● Requirements: Nothing in the data should change when you return it, but leave the pictures out.

----- Raw data

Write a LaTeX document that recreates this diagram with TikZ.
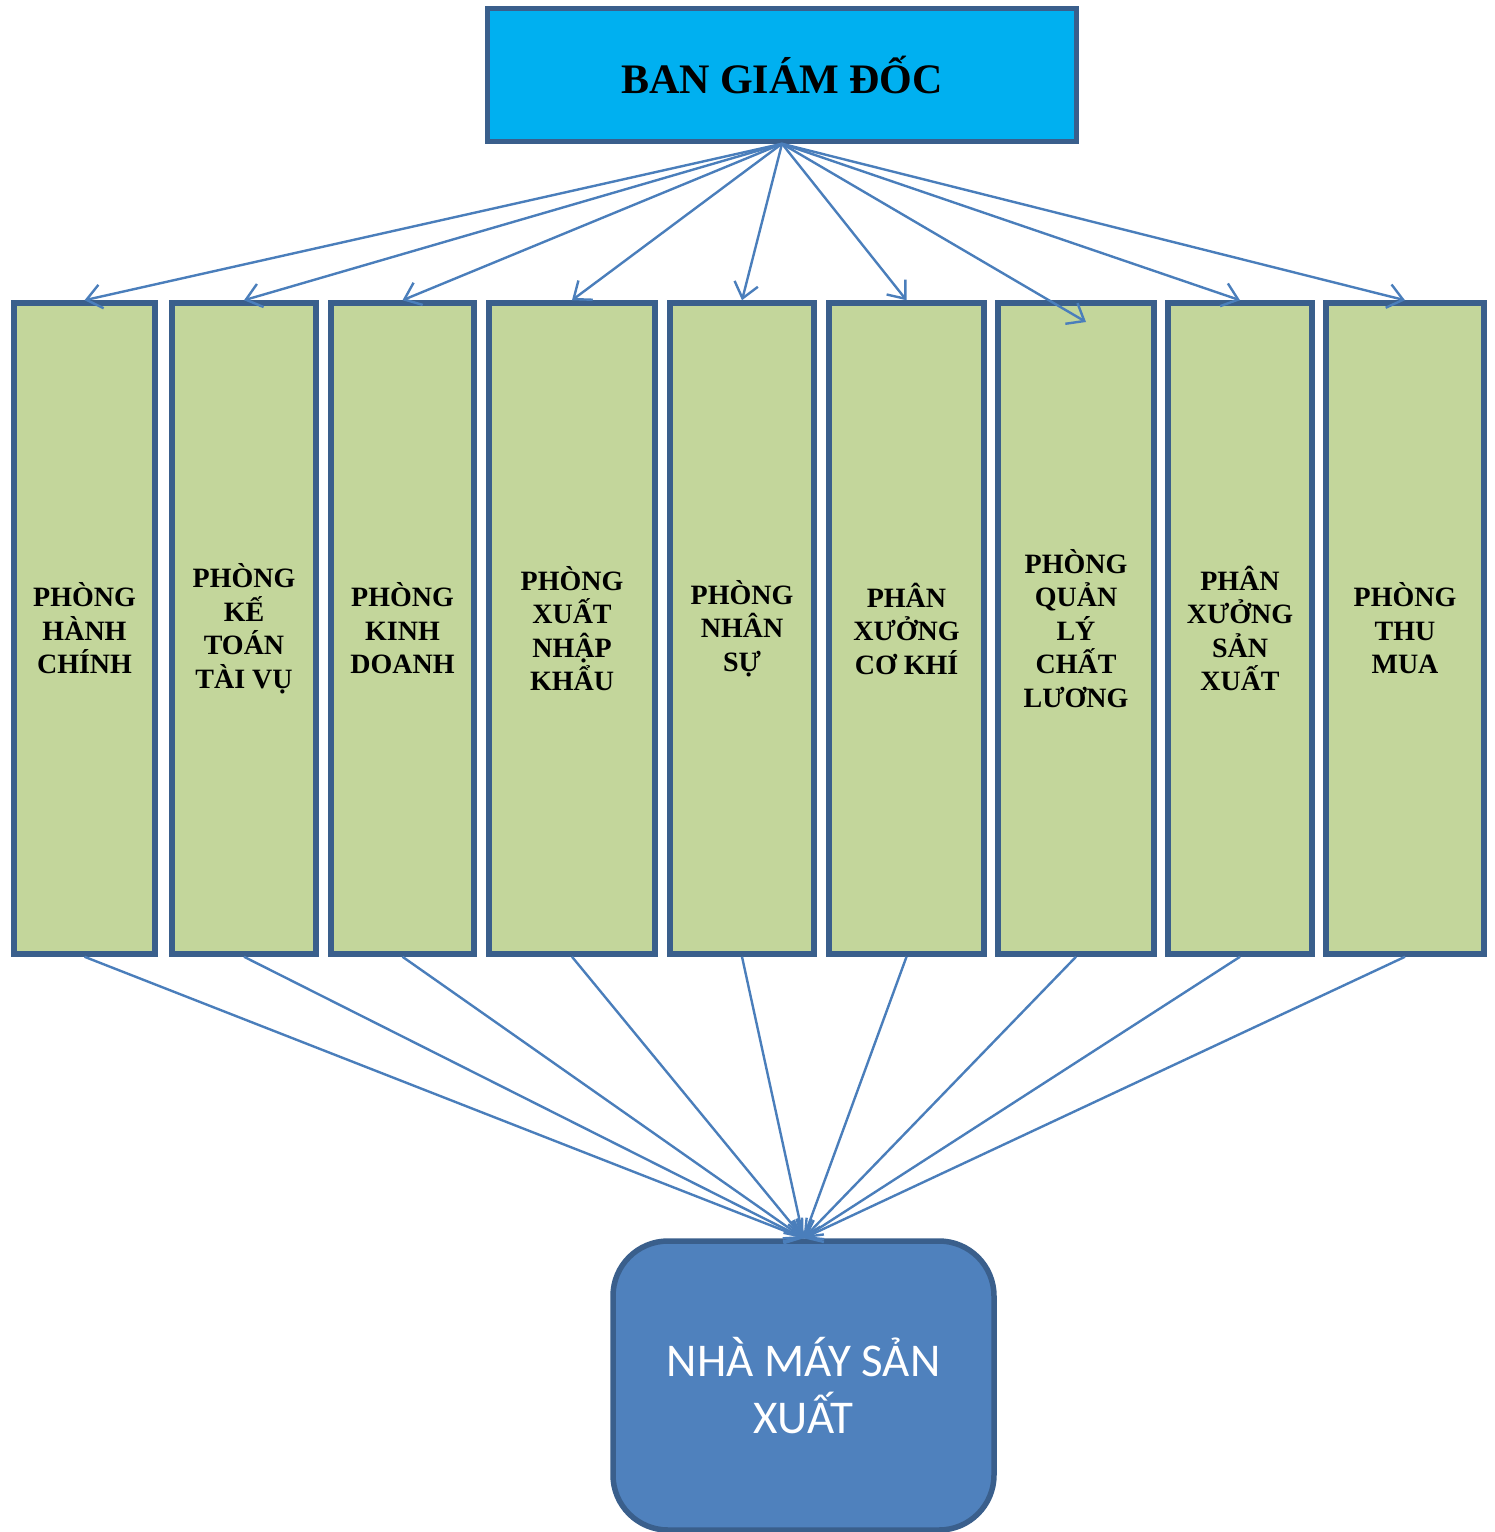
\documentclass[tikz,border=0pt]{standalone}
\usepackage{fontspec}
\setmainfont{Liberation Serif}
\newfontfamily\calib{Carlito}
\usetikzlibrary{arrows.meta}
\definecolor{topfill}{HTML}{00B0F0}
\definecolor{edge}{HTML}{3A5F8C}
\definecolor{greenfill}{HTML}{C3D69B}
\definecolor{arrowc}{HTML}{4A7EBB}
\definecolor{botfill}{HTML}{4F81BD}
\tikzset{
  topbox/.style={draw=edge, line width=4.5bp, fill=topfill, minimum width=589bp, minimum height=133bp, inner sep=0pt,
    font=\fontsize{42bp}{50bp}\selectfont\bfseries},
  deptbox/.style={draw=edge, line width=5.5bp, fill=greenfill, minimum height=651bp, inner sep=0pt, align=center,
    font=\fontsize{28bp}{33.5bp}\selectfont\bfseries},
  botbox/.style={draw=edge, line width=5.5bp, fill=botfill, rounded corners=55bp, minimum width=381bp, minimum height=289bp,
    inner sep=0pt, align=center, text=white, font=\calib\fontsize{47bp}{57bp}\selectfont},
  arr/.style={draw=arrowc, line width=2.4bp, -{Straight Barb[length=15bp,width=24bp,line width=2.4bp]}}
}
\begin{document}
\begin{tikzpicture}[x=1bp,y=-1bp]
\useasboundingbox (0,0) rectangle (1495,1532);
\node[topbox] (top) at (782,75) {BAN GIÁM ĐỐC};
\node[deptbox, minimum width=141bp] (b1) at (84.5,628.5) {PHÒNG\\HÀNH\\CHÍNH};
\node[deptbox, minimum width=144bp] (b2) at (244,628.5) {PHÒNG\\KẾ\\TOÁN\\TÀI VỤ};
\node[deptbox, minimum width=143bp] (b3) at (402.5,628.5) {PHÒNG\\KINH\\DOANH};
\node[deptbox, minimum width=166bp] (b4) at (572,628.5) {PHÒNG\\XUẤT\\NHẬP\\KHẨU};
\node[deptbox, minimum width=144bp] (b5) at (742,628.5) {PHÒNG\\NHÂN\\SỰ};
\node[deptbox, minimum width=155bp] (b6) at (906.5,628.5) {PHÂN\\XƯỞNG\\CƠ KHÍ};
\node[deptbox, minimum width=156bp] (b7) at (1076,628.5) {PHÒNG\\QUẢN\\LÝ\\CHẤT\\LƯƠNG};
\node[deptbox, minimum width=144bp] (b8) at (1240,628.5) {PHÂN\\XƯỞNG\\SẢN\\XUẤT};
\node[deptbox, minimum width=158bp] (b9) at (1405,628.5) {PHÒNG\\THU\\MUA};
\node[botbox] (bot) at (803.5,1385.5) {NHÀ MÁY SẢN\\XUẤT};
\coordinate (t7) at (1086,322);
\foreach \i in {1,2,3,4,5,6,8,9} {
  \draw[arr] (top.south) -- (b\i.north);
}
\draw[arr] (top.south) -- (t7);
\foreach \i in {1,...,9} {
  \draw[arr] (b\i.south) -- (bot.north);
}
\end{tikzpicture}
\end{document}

----------

● Expected answer:
Write a LaTeX document that recreates this diagram with TikZ.
\documentclass[tikz,border=0pt]{standalone}
\usepackage{fontspec}
\setmainfont{Liberation Serif}
\newfontfamily\calib{Carlito}
\usetikzlibrary{arrows.meta}
\definecolor{topfill}{HTML}{00B0F0}
\definecolor{edge}{HTML}{3A5F8C}
\definecolor{greenfill}{HTML}{C3D69B}
\definecolor{arrowc}{HTML}{4A7EBB}
\definecolor{botfill}{HTML}{4F81BD}
\tikzset{
  topbox/.style={draw=edge, line width=4.5bp, fill=topfill, minimum width=589bp, minimum height=133bp, inner sep=0pt,
    font=\fontsize{42bp}{50bp}\selectfont\bfseries},
  deptbox/.style={draw=edge, line width=5.5bp, fill=greenfill, minimum height=651bp, inner sep=0pt, align=center,
    font=\fontsize{28bp}{33.5bp}\selectfont\bfseries},
  botbox/.style={draw=edge, line width=5.5bp, fill=botfill, rounded corners=55bp, minimum width=381bp, minimum height=289bp,
    inner sep=0pt, align=center, text=white, font=\calib\fontsize{47bp}{57bp}\selectfont},
  arr/.style={draw=arrowc, line width=2.4bp, -{Straight Barb[length=15bp,width=24bp,line width=2.4bp]}}
}
\begin{document}
\begin{tikzpicture}[x=1bp,y=-1bp]
\useasboundingbox (0,0) rectangle (1495,1532);
\node[topbox] (top) at (782,75) {BAN GIÁM ĐỐC};
\node[deptbox, minimum width=141bp] (b1) at (84.5,628.5) {PHÒNG\\HÀNH\\CHÍNH};
\node[deptbox, minimum width=144bp] (b2) at (244,628.5) {PHÒNG\\KẾ\\TOÁN\\TÀI VỤ};
\node[deptbox, minimum width=143bp] (b3) at (402.5,628.5) {PHÒNG\\KINH\\DOANH};
\node[deptbox, minimum width=166bp] (b4) at (572,628.5) {PHÒNG\\XUẤT\\NHẬP\\KHẨU};
\node[deptbox, minimum width=144bp] (b5) at (742,628.5) {PHÒNG\\NHÂN\\SỰ};
\node[deptbox, minimum width=155bp] (b6) at (906.5,628.5) {PHÂN\\XƯỞNG\\CƠ KHÍ};
\node[deptbox, minimum width=156bp] (b7) at (1076,628.5) {PHÒNG\\QUẢN\\LÝ\\CHẤT\\LƯƠNG};
\node[deptbox, minimum width=144bp] (b8) at (1240,628.5) {PHÂN\\XƯỞNG\\SẢN\\XUẤT};
\node[deptbox, minimum width=158bp] (b9) at (1405,628.5) {PHÒNG\\THU\\MUA};
\node[botbox] (bot) at (803.5,1385.5) {NHÀ MÁY SẢN\\XUẤT};
\coordinate (t7) at (1086,322);
\foreach \i in {1,2,3,4,5,6,8,9} {
  \draw[arr] (top.south) -- (b\i.north);
}
\draw[arr] (top.south) -- (t7);
\foreach \i in {1,...,9} {
  \draw[arr] (b\i.south) -- (bot.north);
}
\end{tikzpicture}
\end{document}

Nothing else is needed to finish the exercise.